Já a arquiteta e urbanista Clarice Debiage comentou sobre o mercado imobiliário e a sua experiência em uma nova empresa no meio. Ela destacou que o ensino do arquiteto e urbanista é feito em uma perspectiva que se afasta do mercado e que isso precisa ser aprimorado. “Nossa educação é feita para sermos um grande arquiteto, como se outras faces da arquitetura fossem menos importante, como a arquitetura social ou o servidor público”.

 
A quinta e última oficina preparatória, Organização e Regulação, mediada por Eduardo Bimbi, levantou o debate sobre quem é o arquiteto que a sociedade brasileira precisa e se os profissionais almejam ser esse arquiteto. O vice-presidente da Abea, Gogliardo Maragno, pontuou que o fosso entre o ensino e a prática da arquitetura não é uma exclusividade do Brasil. “A formação está cada vez mais distante da realidade profissional. Será que esse arquiteto que a sociedade precisa é o que as faculdades estão querendo formar?”, afirmou.
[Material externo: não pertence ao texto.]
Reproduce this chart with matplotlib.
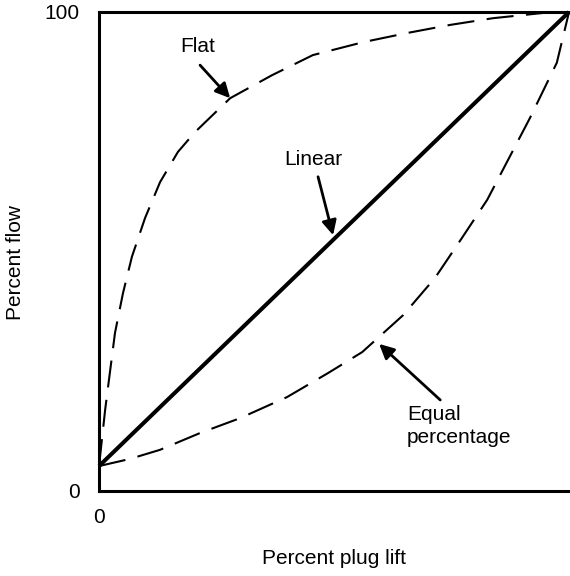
import matplotlib.pyplot as plt
import numpy as np

#--------------- Style ---------------------
plt.rcParams['font.family'] = ['Liberation Sans', 'DejaVu Sans']
plt.rcParams['font.size'] = 15

#--------------- Data ----------------------
# percent plug lift vs percent flow
lin_x = [0, 100]
lin_y = [5.2, 100]

flat_x = [0, 1.3, 2.3, 3.4, 5.1, 7.0, 9.8, 13.0, 16.8, 20.4, 27.9, 36.8, 45.5, 56.2, 65.5, 74.7, 83.8, 94.5, 100]
flat_y = [5.2, 16.9, 24.6, 33.0, 41.3, 48.9, 57.0, 64.5, 70.8, 74.9, 82.0, 86.8, 91.0, 93.7, 95.6, 97.3, 98.7, 99.8, 100]

eq_x = [0, 6.6, 13.0, 21.5, 30.0, 40.0, 48.7, 56.0, 64.7, 71.5, 77.2, 82.6, 91.7, 97.4, 100]
eq_y = [5.2, 6.7, 8.6, 12.1, 15.2, 19.6, 24.6, 29.0, 36.7, 44.5, 52.8, 60.8, 77.9, 89.4, 100]

labels = ["Flat", "Linear", "Equal\npercentage"]

#---------------- Graph ------------------
fig = plt.figure(figsize=(5.7, 5.76), dpi=100)
ax = fig.add_axes([0.1737, 0.1476, 0.8246, 0.8316])

ax.plot(lin_x, lin_y, color='black', lw=2.9, clip_on=False, solid_capstyle='butt')
ax.plot(flat_x, flat_y, color='black', lw=1.5, dashes=(13, 6), clip_on=False)
ax.plot(eq_x, eq_y, color='black', lw=1.5, dashes=(13, 6), clip_on=False)

arrow = dict(arrowstyle='-|>', color='black', lw=2, mutation_scale=22, shrinkA=0, shrinkB=0)
ax.text(20.9, 92.7, labels[0], ha='center', va='center')
ax.annotate('', xy=(27.9, 82.0), xytext=(21.5, 88.9), arrowprops=arrow)
ax.text(45.7, 69.1, labels[1], ha='center', va='center')
ax.annotate('', xy=(49.8, 53.4), xytext=(46.6, 65.6), arrowprops=arrow)
ax.text(65.5, 13.6, labels[2], ha='left', va='center', linespacing=1.3)
ax.annotate('', xy=(59.6, 30.7), xytext=(72.6, 19.0), arrowprops=arrow)

ax.set_xlim(0, 100)
ax.set_ylim(0, 100)
ax.set_xticks([0])
ax.set_yticks([0, 100])
ax.tick_params(axis='y', length=0, pad=14)
ax.tick_params(axis='x', length=0, pad=12)
ax.spines['right'].set_visible(False)
for s in ['left', 'bottom', 'top']:
    ax.spines[s].set_linewidth(2.2)

ax.set_xlabel("Percent plug lift")
ax.set_ylabel("Percent flow")
ax.xaxis.set_label_coords(0.5, -0.121)
ax.yaxis.set_label_coords(-0.157, 0.476)

fig.savefig("out.png", dpi=100)
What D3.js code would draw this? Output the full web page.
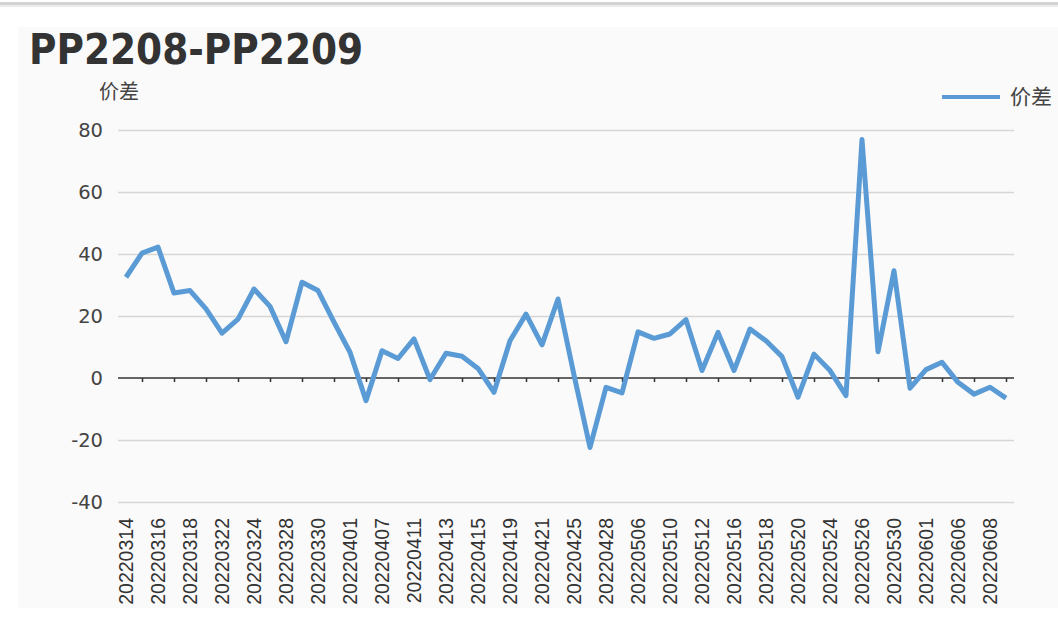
<!DOCTYPE html>
<html>
<head>
<meta charset="utf-8">
<script src="https://cdn.jsdelivr.net/npm/d3@7/dist/d3.min.js"></script>
<style>
  html, body { margin: 0; padding: 0; background: #ffffff; }
  svg { display: block; }
</style>
</head>
<body>
<svg id="chart" width="1058" height="625"></svg>
<script>
const title = "PP2208-PP2209";
const seriesName = "价差";
const yAxisName = "价差";

const dates = [
  "20220314","20220315","20220316","20220317","20220318","20220321","20220322","20220323",
  "20220324","20220325","20220328","20220329","20220330","20220331","20220401","20220406",
  "20220407","20220408","20220411","20220412","20220413","20220414","20220415","20220418",
  "20220419","20220420","20220421","20220422","20220425","20220427","20220428","20220505",
  "20220506","20220509","20220510","20220511","20220512","20220513","20220516","20220517",
  "20220518","20220519","20220520","20220523","20220524","20220525","20220526","20220527",
  "20220530","20220531","20220601","20220602","20220606","20220607","20220608","20220609"
];

const spread = [
  32.5, 40.3, 42.2, 27.4, 28.2, 22.3, 14.5, 19.0,
  28.7, 23.1, 11.7, 30.9, 28.2, 18.0, 8.3, -7.3,
  8.8, 6.3, 12.6, -0.5, 8.0, 7.0, 3.1, -4.6,
  12.0, 20.6, 10.7, 25.5, 1.0, -22.4, -3.0, -4.8,
  14.9, 12.8, 14.2, 18.8, 2.4, 14.7, 2.4, 15.8,
  12.0, 6.9, -6.2, 7.7, 2.4, -5.7, 76.9, 8.5,
  34.6, -3.3, 2.7, 5.1, -1.4, -5.2, -3.0, -6.5
];

const yTicks = [-40, -20, 0, 20, 40, 60, 80];

const svg = d3.select("#chart");

// page decorations
svg.append("rect").attr("x", 0).attr("y", 0).attr("width", 1058).attr("height", 625).attr("fill", "#ffffff");
svg.append("rect").attr("x", 0).attr("y", 2).attr("width", 1058).attr("height", 3).attr("fill", "#d4d4d4");
svg.append("rect").attr("x", 0).attr("y", 5).attr("width", 1058).attr("height", 2).attr("fill", "#ececec");
svg.append("rect").attr("x", 18).attr("y", 27).attr("width", 1040).attr("height", 581).attr("fill", "#fafafa");

// title
svg.append("text")
  .attr("transform", "translate(29,64) scale(1,1.13)")
  .attr("font-family", "'DejaVu Sans', Verdana, sans-serif")
  .attr("font-weight", "bold")
  .attr("font-size", 37.5)
  .attr("fill", "#333333")
  .text(title);

const margin = { left: 118, right: 1014, top: 130, bottom: 502 };

const x = d3.scalePoint().domain(dates).range([margin.left, margin.right]).padding(0.5);
const y = d3.scaleLinear().domain([-40, 80]).range([margin.bottom, margin.top]);

// gridlines
const grid = svg.append("g")
  .attr("transform", `translate(${margin.left},0)`)
  .call(d3.axisLeft(y).tickValues(yTicks.filter(v => v !== 0)).tickSize(-(margin.right - margin.left)).tickFormat(""));
grid.select(".domain").remove();
grid.selectAll(".tick line").attr("stroke", "#d6d6d6").attr("stroke-width", 1.5);

// y labels
const yAxis = svg.append("g")
  .attr("transform", `translate(${margin.left},0)`)
  .call(d3.axisLeft(y).tickValues(yTicks).tickSize(0).tickPadding(15).tickFormat(d => String(d)));
yAxis.select(".domain").remove();
yAxis.selectAll("text")
  .attr("font-family", "'DejaVu Sans', sans-serif")
  .attr("font-size", 19.5)
  .attr("fill", "#444444");

// x axis at zero
const ticksIdx = dates.filter((d, i) => i % 2 === 1);
const xAxisTicks = svg.append("g")
  .attr("transform", `translate(0,${y(0)})`)
  .call(d3.axisBottom(x).tickValues(ticksIdx).tickSize(4).tickFormat(""));
xAxisTicks.select(".domain").attr("d", `M${margin.left},0H${margin.right}`).attr("stroke", "#333333").attr("stroke-width", 1.5);
xAxisTicks.selectAll(".tick line").attr("stroke", "#333333").attr("stroke-width", 1.5);

// x labels at bottom
const xLabels = svg.append("g")
  .attr("transform", `translate(0,${margin.bottom})`)
  .call(d3.axisBottom(x).tickValues(dates.filter((d, i) => i % 2 === 0)).tickSize(0));
xLabels.select(".domain").remove();
xLabels.selectAll("text")
  .attr("font-family", "'Liberation Sans', Arial, sans-serif")
  .attr("font-size", 19.5)
  .attr("fill", "#333333")
  .attr("transform", "rotate(-90)")
  .attr("text-anchor", "end")
  .attr("x", -16)
  .attr("y", 0)
  .attr("dy", "0.35em");

// line
const line = d3.line()
  .x((d, i) => x(dates[i]))
  .y(d => y(d));
svg.append("path")
  .datum(spread)
  .attr("fill", "none")
  .attr("stroke", "#5b9bd5")
  .attr("stroke-width", 5)
  .attr("stroke-linejoin", "round")
  .attr("d", line);

// y-axis name
svg.append("text")
  .attr("x", 119).attr("y", 99)
  .attr("text-anchor", "middle")
  .attr("font-family", "'Noto Sans CJK SC', sans-serif")
  .attr("font-size", 20)
  .attr("fill", "#444444")
  .text(yAxisName);

// legend
const legend = svg.append("g");
legend.append("line")
  .attr("x1", 942).attr("x2", 1000)
  .attr("y1", 97).attr("y2", 97)
  .attr("stroke", "#5b9bd5").attr("stroke-width", 4);
legend.append("text")
  .attr("x", 1010).attr("y", 97)
  .attr("dy", "0.35em")
  .attr("font-family", "'Noto Sans CJK SC', sans-serif")
  .attr("font-size", 21)
  .attr("fill", "#444444")
  .text(seriesName);
</script>
</body>
</html>
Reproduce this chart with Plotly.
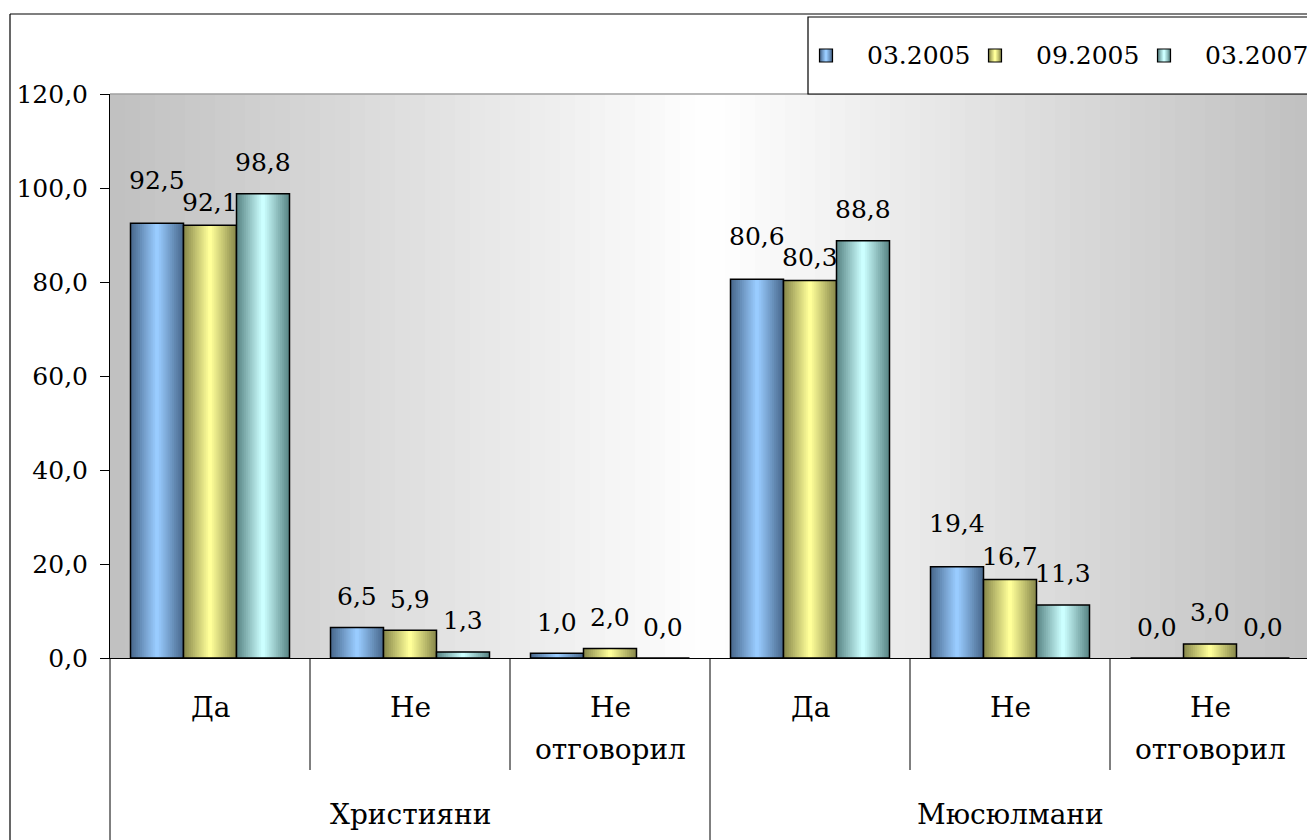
import plotly.graph_objects as go

# data
groups = ["Християни", "Мюсюлмани"]
answers = ["Да", "Не", "Не отговорил"]
series = ["03.2005", "09.2005", "03.2007"]
mar_2005 = [92.5, 6.5, 1.0, 80.6, 19.4, 0.0]
sep_2005 = [92.1, 5.9, 2.0, 80.3, 16.7, 3.0]
mar_2007 = [98.8, 1.3, 0.0, 88.8, 11.3, 0.0]
y_ticks = [0, 20, 40, 60, 80, 100, 120]

values = [mar_2005, sep_2005, mar_2007]
categories = [a for g in groups for a in answers]
xs = list(range(len(categories)))

edge_cols = [(74, 106, 143), (138, 138, 76), (91, 135, 135)]
mid_cols = [(153, 204, 255), (255, 255, 153), (204, 255, 255)]

FONT = "DejaVu Serif"
FS = 25      # numbers
FS_CAT = 28  # cyrillic category labels
W, H = 1307, 840
L, T, B = 110, 94, 182
plot_w, plot_h = W - L, H - T - B
x_lo, x_hi = -0.5, len(categories) - 0.5 - 3 / 200
px_per_unit = plot_h / 120


def py(p):  # pixel y -> paper y
    return (H - B - p) / plot_h


def px_(p):  # pixel x -> paper x
    return (p - L) / plot_w


def xpaper(v):  # data x -> paper x
    return (v - x_lo) / (x_hi - x_lo)


def mix(a, b, t):
    return "rgb(%d,%d,%d)" % tuple(round(a[i] + (b[i] - a[i]) * t) for i in range(3))


# label offsets: stagger wide labels of neighbouring bars with similar heights
shifts = [[31] * len(xs) for _ in series]
for xi in xs:
    for j in range(len(series) - 1):
        a, b = values[j][xi], values[j + 1][xi]
        if a >= 10 and b >= 10 and abs(a - b) * px_per_unit < 20:
            hi, lo = (j, j + 1) if a >= b else (j + 1, j)
            shifts[hi][xi] += 12
            shifts[lo][xi] -= 8

fig = go.Figure()
bw = 0.265
n_layers = 14
for j, (name, vals) in enumerate(zip(series, values)):
    c = (j - 1) * bw
    # fake horizontal gradient: nested bars, dark edge -> light center
    for k in range(n_layers):
        w = bw * (1 - k / n_layers)
        fig.add_trace(go.Bar(
            x=xs, y=vals, width=w, offset=c - w / 2,
            marker=dict(color=mix(edge_cols[j], mid_cols[j], k / (n_layers - 1)), line_width=0),
            showlegend=False, hoverinfo="skip"))
    fig.add_trace(go.Bar(
        x=xs, y=vals, width=bw, offset=c - bw / 2, name=name,
        marker=dict(color="rgba(0,0,0,0)", line=dict(color="black", width=1.5)),
        showlegend=False))
    for xi, v in zip(xs, vals):
        fig.add_annotation(x=xi + c, y=v, xref="x", yref="y", text=f"{v:.1f}".replace(".", ","),
                           showarrow=False, yanchor="middle", yshift=shifts[j][xi],
                           font=dict(family=FONT, size=FS, color="black"))

shapes = []
# plot area gradient grey -> white -> grey
n_strips = 80
for s in range(n_strips):
    t = (s + 0.5) / n_strips
    g = round(192 + 63 * (1 - abs(t - 0.5) * 2))
    shapes.append(dict(type="rect", xref="paper", yref="paper",
                       x0=xpaper(x_lo + len(categories) * s / n_strips),
                       x1=xpaper(x_lo + len(categories) * (s + 1) / n_strips) + 0.001,
                       y0=0, y1=1, fillcolor=f"rgb({g},{g},{g})", line_width=0, layer="below"))
shapes.append(dict(type="line", xref="paper", yref="paper", x0=0, x1=1.01, y0=1, y1=1,
                   line=dict(color="#a0a0a0", width=1.5)))
# category dividers
for b in range(len(categories) + 1):
    bx = b - 0.5
    long_line = b % len(answers) == 0
    shapes.append(dict(type="line", xref="paper", yref="paper", x0=xpaper(bx), x1=xpaper(bx),
                       y0=0, y1=py(845) if long_line else py(770),
                       line=dict(color="black", width=1)))
# outer frame
shapes.append(dict(type="line", xref="paper", yref="paper", x0=px_(10), x1=px_(10),
                   y0=py(14), y1=py(845), line=dict(color="black", width=1.2)))
shapes.append(dict(type="line", xref="paper", yref="paper", x0=px_(10), x1=px_(1320),
                   y0=py(14), y1=py(14), line=dict(color="black", width=1.2)))
# legend box
shapes.append(dict(type="rect", xref="paper", yref="paper", x0=px_(808), x1=px_(1330),
                   y0=py(94), y1=py(17), fillcolor="white", line=dict(color="black", width=1.2)))
# legend swatches + labels
for j, name in enumerate(series):
    cx = 826 + 169 * j
    for k in range(5):
        half = 6.5 * (1 - k / 5)
        shapes.append(dict(type="rect", xref="paper", yref="paper",
                           x0=px_(cx - half), x1=px_(cx + half), y0=py(62), y1=py(49),
                           fillcolor=mix(edge_cols[j], mid_cols[j], k / 4), line_width=0))
    shapes.append(dict(type="rect", xref="paper", yref="paper",
                       x0=px_(cx - 6.5), x1=px_(cx + 6.5), y0=py(62), y1=py(49),
                       line=dict(color="black", width=1.2)))
    fig.add_annotation(x=px_(cx + 39), y=py(55), xref="paper", yref="paper", text=name,
                       showarrow=False, xanchor="left", yanchor="middle",
                       font=dict(family=FONT, size=FS, color="black"))

# axis labels (two levels)
for i, cat in enumerate(categories):
    for k, line in enumerate(cat.split(" ")):
        fig.add_annotation(x=i, y=py(707 + 42 * k), xref="x", yref="paper", text=line,
                           showarrow=False, yanchor="middle",
                           font=dict(family=FONT, size=FS_CAT, color="black"))
for gi, g in enumerate(groups):
    fig.add_annotation(x=gi * len(answers) + 1, y=py(814), xref="x", yref="paper", text=g,
                       showarrow=False, yanchor="middle",
                       font=dict(family=FONT, size=FS_CAT, color="black"))

fig.update_layout(
    width=W, height=H,
    margin=dict(l=L, r=0, t=T, b=B, pad=0),
    barmode="overlay",
    separators=", ",
    paper_bgcolor="white", plot_bgcolor="white",
    font=dict(family=FONT, size=FS, color="black"),
    shapes=shapes,
    showlegend=False,
    xaxis=dict(range=[x_lo, x_hi], showticklabels=False, showgrid=False, zeroline=False,
               showline=True, linecolor="black", linewidth=1, ticks=""),
    yaxis=dict(range=[0, 120], tickvals=y_ticks, tickformat=".1f", ticks="outside",
               ticklen=9, tickcolor="black", showline=True, linecolor="black", linewidth=1,
               showgrid=False, zeroline=False, ticklabelstandoff=7,
               tickfont=dict(family=FONT, size=FS, color="black")),
)

fig.write_html("out.html", config={"displayModeBar": False},
               post_script="document.body.style.margin='0';document.body.style.overflow='hidden';")
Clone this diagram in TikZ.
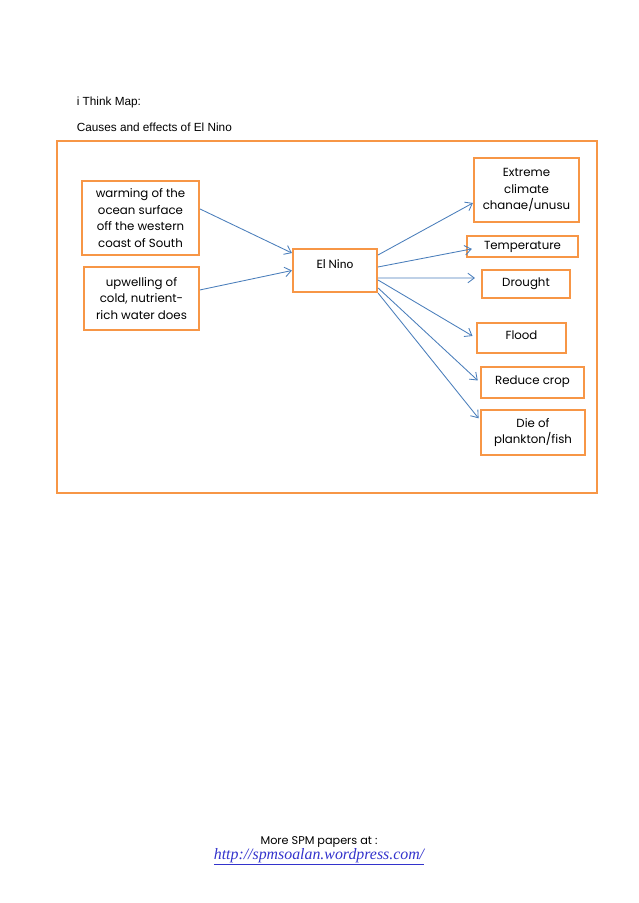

As respostas a esses e outros questionamentos, segundo ele, não são simples e precisam ser construídas com debates. “Temos ficado mais na lamentação do que na ação. E, quando superamos a lamentação, a nossa ação não tem sido de construção, mas de conflito”, pontuou, conclamando a união das entidades do setor.

 
O conselheiro da União Internacional dos Arquitetos (UIA) Roberto Simon recomendou que o trabalho de qualificação na formação comece por evidenciar as áreas de atuação que se está negligenciando e repensar estratégias. Uma das ideias lançadas foi a criação de um programa de acreditação que indique as melhores escolas de Arquitetura e Urbanismo do país. Conforme Simon, a ação deveria ser orquestrada pelas diversas entidades profissionais de forma unificada. Ele lembrou ainda que o Brasil forma 12 mil novos arquitetos e urbanistas todos os anos, o que nos permite ter hoje 140 mil profissionais no país e nos coloca próximos da marca dos EUA.

 
A oficina também contou com a participação do jornalista e presidente da Federación de Periodistas de América Latina y el Caribe (Fepalc), Celso Schröeder, que traçou um paralelo entre a arquitetura e o jornalismo. Segundo ele, a crise no mercado de trabalho que leva arquitetos a se colocarem na posição de empregados de grandes escritórios é a mesma que retira essa condição dos jornalistas, fazendo-os se aventurarem como autônomos. Ele falou também falou sobre o impacto dos avanços tecnológicos no mercado de trabalho, reforçando que as inovações foram tão contundentes que o trabalhador ficou “incapaz de reagir a elas”. E deu exemplos dos impactos desse novo cenário na oferta de informação. Durante a oficina, os palestrantes ainda abordaram a atuação dos conselhos profissionais.

 
O Seminário Nacional “O Futuro da Profissão do Arquiteto e Urbanista” será realizado no Auditório da Federação Gaúcha de Futebol, localizado na avenida Ipiranga, nº 10, em Porto Alegre. Ao final, o debate sobre a profissão será levado ao Congresso da União Internacional de Arquitetos (UIA), que ocorrerá no Rio de Janeiro (RJ), em 2020. O Seminário antecede o 40º Encontro Nacional de Sindicatos de Arquitetos e Urbanistas (ENSA), evento promovido anualmente pela FNA e sindicatos de arquitetos do país, que acontece de 17 a 19 de novembro, no Memorial Luiz Carlos Prestes, na capital gaúcha.